==== Supplied material ====

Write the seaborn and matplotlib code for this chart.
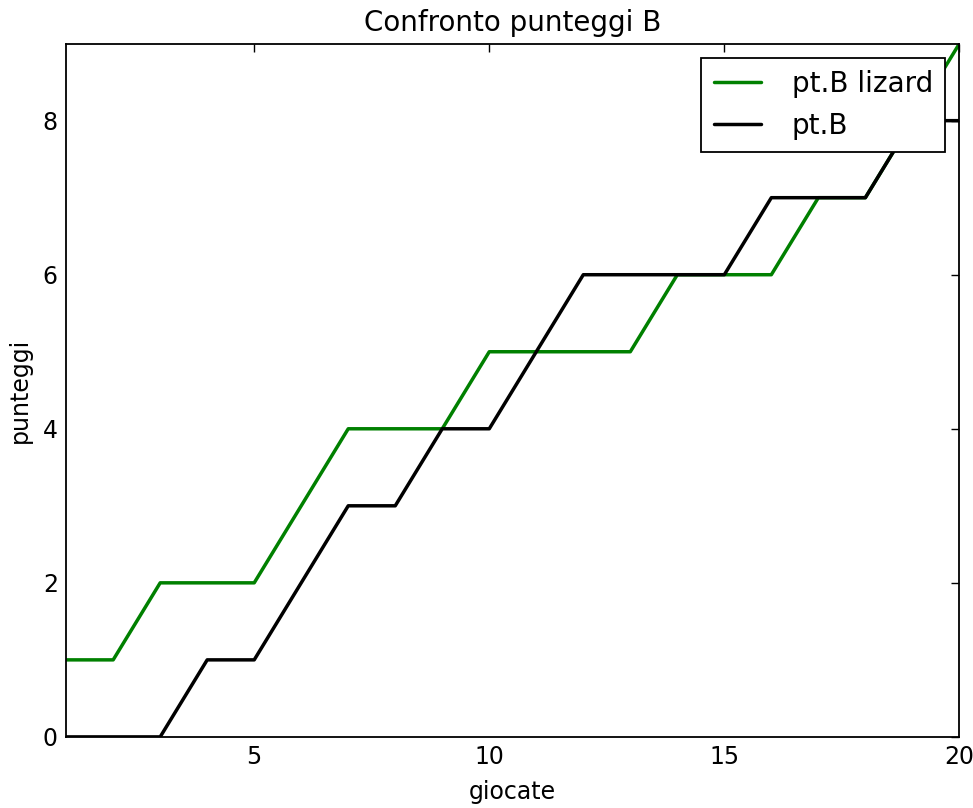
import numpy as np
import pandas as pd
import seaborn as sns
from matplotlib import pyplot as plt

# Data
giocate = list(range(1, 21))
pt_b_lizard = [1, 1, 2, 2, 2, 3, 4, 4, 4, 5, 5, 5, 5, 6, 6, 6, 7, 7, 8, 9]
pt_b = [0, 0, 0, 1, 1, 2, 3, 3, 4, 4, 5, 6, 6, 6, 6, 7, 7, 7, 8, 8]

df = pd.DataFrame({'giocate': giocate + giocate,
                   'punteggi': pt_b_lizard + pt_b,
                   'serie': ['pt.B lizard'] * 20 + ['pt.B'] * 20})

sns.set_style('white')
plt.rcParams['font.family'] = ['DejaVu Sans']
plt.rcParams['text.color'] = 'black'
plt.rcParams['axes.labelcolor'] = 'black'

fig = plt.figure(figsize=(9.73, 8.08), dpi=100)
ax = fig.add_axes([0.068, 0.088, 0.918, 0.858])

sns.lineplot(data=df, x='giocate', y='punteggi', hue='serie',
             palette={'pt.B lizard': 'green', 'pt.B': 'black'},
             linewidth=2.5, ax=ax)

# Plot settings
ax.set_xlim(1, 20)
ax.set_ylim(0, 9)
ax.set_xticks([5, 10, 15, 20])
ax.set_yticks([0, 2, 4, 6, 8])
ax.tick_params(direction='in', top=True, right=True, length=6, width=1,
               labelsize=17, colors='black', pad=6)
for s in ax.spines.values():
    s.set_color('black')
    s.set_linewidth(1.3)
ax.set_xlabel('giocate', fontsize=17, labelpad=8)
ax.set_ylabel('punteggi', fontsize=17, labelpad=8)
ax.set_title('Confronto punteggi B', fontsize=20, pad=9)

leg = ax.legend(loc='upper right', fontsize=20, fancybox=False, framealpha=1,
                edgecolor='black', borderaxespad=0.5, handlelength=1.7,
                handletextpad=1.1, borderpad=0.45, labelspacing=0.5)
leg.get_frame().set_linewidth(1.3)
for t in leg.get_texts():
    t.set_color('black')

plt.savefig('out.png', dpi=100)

====

• Goal of the exercise:
Go through the listing above and write it all out exactly, leaving out any picture.

• Final result:
Write the seaborn and matplotlib code for this chart.
import numpy as np
import pandas as pd
import seaborn as sns
from matplotlib import pyplot as plt

# Data
giocate = list(range(1, 21))
pt_b_lizard = [1, 1, 2, 2, 2, 3, 4, 4, 4, 5, 5, 5, 5, 6, 6, 6, 7, 7, 8, 9]
pt_b = [0, 0, 0, 1, 1, 2, 3, 3, 4, 4, 5, 6, 6, 6, 6, 7, 7, 7, 8, 8]

df = pd.DataFrame({'giocate': giocate + giocate,
                   'punteggi': pt_b_lizard + pt_b,
                   'serie': ['pt.B lizard'] * 20 + ['pt.B'] * 20})

sns.set_style('white')
plt.rcParams['font.family'] = ['DejaVu Sans']
plt.rcParams['text.color'] = 'black'
plt.rcParams['axes.labelcolor'] = 'black'

fig = plt.figure(figsize=(9.73, 8.08), dpi=100)
ax = fig.add_axes([0.068, 0.088, 0.918, 0.858])

sns.lineplot(data=df, x='giocate', y='punteggi', hue='serie',
             palette={'pt.B lizard': 'green', 'pt.B': 'black'},
             linewidth=2.5, ax=ax)

# Plot settings
ax.set_xlim(1, 20)
ax.set_ylim(0, 9)
ax.set_xticks([5, 10, 15, 20])
ax.set_yticks([0, 2, 4, 6, 8])
ax.tick_params(direction='in', top=True, right=True, length=6, width=1,
               labelsize=17, colors='black', pad=6)
for s in ax.spines.values():
    s.set_color('black')
    s.set_linewidth(1.3)
ax.set_xlabel('giocate', fontsize=17, labelpad=8)
ax.set_ylabel('punteggi', fontsize=17, labelpad=8)
ax.set_title('Confronto punteggi B', fontsize=20, pad=9)

leg = ax.legend(loc='upper right', fontsize=20, fancybox=False, framealpha=1,
                edgecolor='black', borderaxespad=0.5, handlelength=1.7,
                handletextpad=1.1, borderpad=0.45, labelspacing=0.5)
leg.get_frame().set_linewidth(1.3)
for t in leg.get_texts():
    t.set_color('black')

plt.savefig('out.png', dpi=100)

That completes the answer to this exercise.